Work to be completed — Can you copy out the data exactly? Leave the images out.

Available data —
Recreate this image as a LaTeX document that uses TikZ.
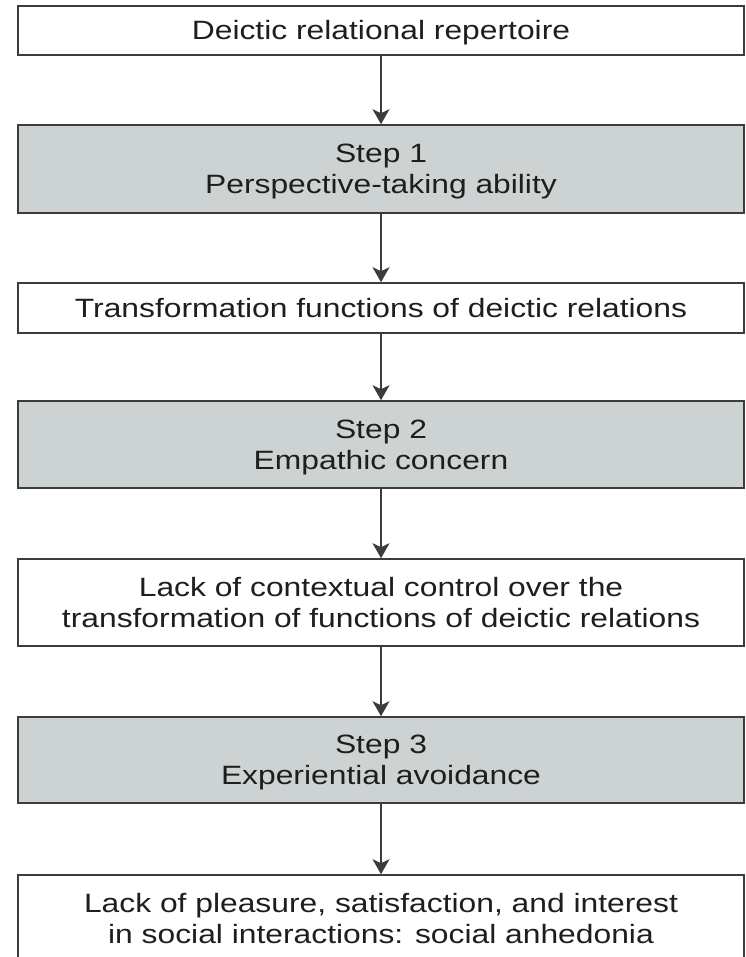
\documentclass[tikz,border=0pt]{standalone}
\usepackage{fontspec}
\setmainfont{Liberation Sans}[FakeStretch=1.2]
\usetikzlibrary{arrows.meta}
\definecolor{stepfill}{RGB}{205,211,211}
\definecolor{edgegray}{RGB}{60,60,60}
\definecolor{inkcol}{RGB}{30,30,30}
% zero-width struts that balance each box's text on its capital height
\newcommand\hstrut{\rule{0pt}{0.966em}}
\newcommand\dstrut{\rule[-0.25em]{0pt}{0.25em}}
\begin{document}
\begin{tikzpicture}[x=1pt,y=-1pt,
  box/.style={draw=edgegray, line width=1.6pt, fill=white, text=inkcol,
    minimum width=726pt, align=center, inner sep=0pt,
    font=\fontsize{26.5}{31}\selectfont},
  stepbox/.style={box, fill=stepfill},
  flow/.style={draw=edgegray, line width=1.5pt,
    -{Stealth[length=15pt,width=17pt,inset=4pt]}}
]
\clip (0,0) rectangle (745,957);
\fill[white] (0,0) rectangle (745,957);

\node[box, minimum height=49pt] (b1) at (381,30.5)
  {\hstrut Deictic relational repertoire\dstrut};
\node[stepbox, minimum height=88pt] (b2) at (381,169)
  {\hstrut Step 1\\Perspective-taking ability\dstrut};
\node[box, minimum height=50pt] (b3) at (381,308)
  {\hstrut Transformation functions of deictic relations\dstrut};
\node[stepbox, minimum height=87pt] (b4) at (381,444.5)
  {\hstrut Step 2\\Empathic concern\dstrut};
\node[box, minimum height=87pt] (b5) at (381,602.5)
  {\hstrut Lack of contextual control over the\\transformation of functions of deictic relations\dstrut};
\node[stepbox, minimum height=86pt] (b6) at (381,760)
  {\hstrut Step 3\\Experiential avoidance\dstrut};
\node[box, minimum height=87pt] (b7) at (381,918.5)
  {\hstrut Lack of pleasure, satisfaction, and interest\\in social interactions: social anhedonia\dstrut};

\draw[flow] (b1) -- (b2);
\draw[flow] (b2) -- (b3);
\draw[flow] (b3) -- (b4);
\draw[flow] (b4) -- (b5);
\draw[flow] (b5) -- (b6);
\draw[flow] (b6) -- (b7);
\end{tikzpicture}
\end{document}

Answer to this problem —
Recreate this image as a LaTeX document that uses TikZ.
\documentclass[tikz,border=0pt]{standalone}
\usepackage{fontspec}
\setmainfont{Liberation Sans}[FakeStretch=1.2]
\usetikzlibrary{arrows.meta}
\definecolor{stepfill}{RGB}{205,211,211}
\definecolor{edgegray}{RGB}{60,60,60}
\definecolor{inkcol}{RGB}{30,30,30}
% zero-width struts that balance each box's text on its capital height
\newcommand\hstrut{\rule{0pt}{0.966em}}
\newcommand\dstrut{\rule[-0.25em]{0pt}{0.25em}}
\begin{document}
\begin{tikzpicture}[x=1pt,y=-1pt,
  box/.style={draw=edgegray, line width=1.6pt, fill=white, text=inkcol,
    minimum width=726pt, align=center, inner sep=0pt,
    font=\fontsize{26.5}{31}\selectfont},
  stepbox/.style={box, fill=stepfill},
  flow/.style={draw=edgegray, line width=1.5pt,
    -{Stealth[length=15pt,width=17pt,inset=4pt]}}
]
\clip (0,0) rectangle (745,957);
\fill[white] (0,0) rectangle (745,957);

\node[box, minimum height=49pt] (b1) at (381,30.5)
  {\hstrut Deictic relational repertoire\dstrut};
\node[stepbox, minimum height=88pt] (b2) at (381,169)
  {\hstrut Step 1\\Perspective-taking ability\dstrut};
\node[box, minimum height=50pt] (b3) at (381,308)
  {\hstrut Transformation functions of deictic relations\dstrut};
\node[stepbox, minimum height=87pt] (b4) at (381,444.5)
  {\hstrut Step 2\\Empathic concern\dstrut};
\node[box, minimum height=87pt] (b5) at (381,602.5)
  {\hstrut Lack of contextual control over the\\transformation of functions of deictic relations\dstrut};
\node[stepbox, minimum height=86pt] (b6) at (381,760)
  {\hstrut Step 3\\Experiential avoidance\dstrut};
\node[box, minimum height=87pt] (b7) at (381,918.5)
  {\hstrut Lack of pleasure, satisfaction, and interest\\in social interactions: social anhedonia\dstrut};

\draw[flow] (b1) -- (b2);
\draw[flow] (b2) -- (b3);
\draw[flow] (b3) -- (b4);
\draw[flow] (b4) -- (b5);
\draw[flow] (b5) -- (b6);
\draw[flow] (b6) -- (b7);
\end{tikzpicture}
\end{document}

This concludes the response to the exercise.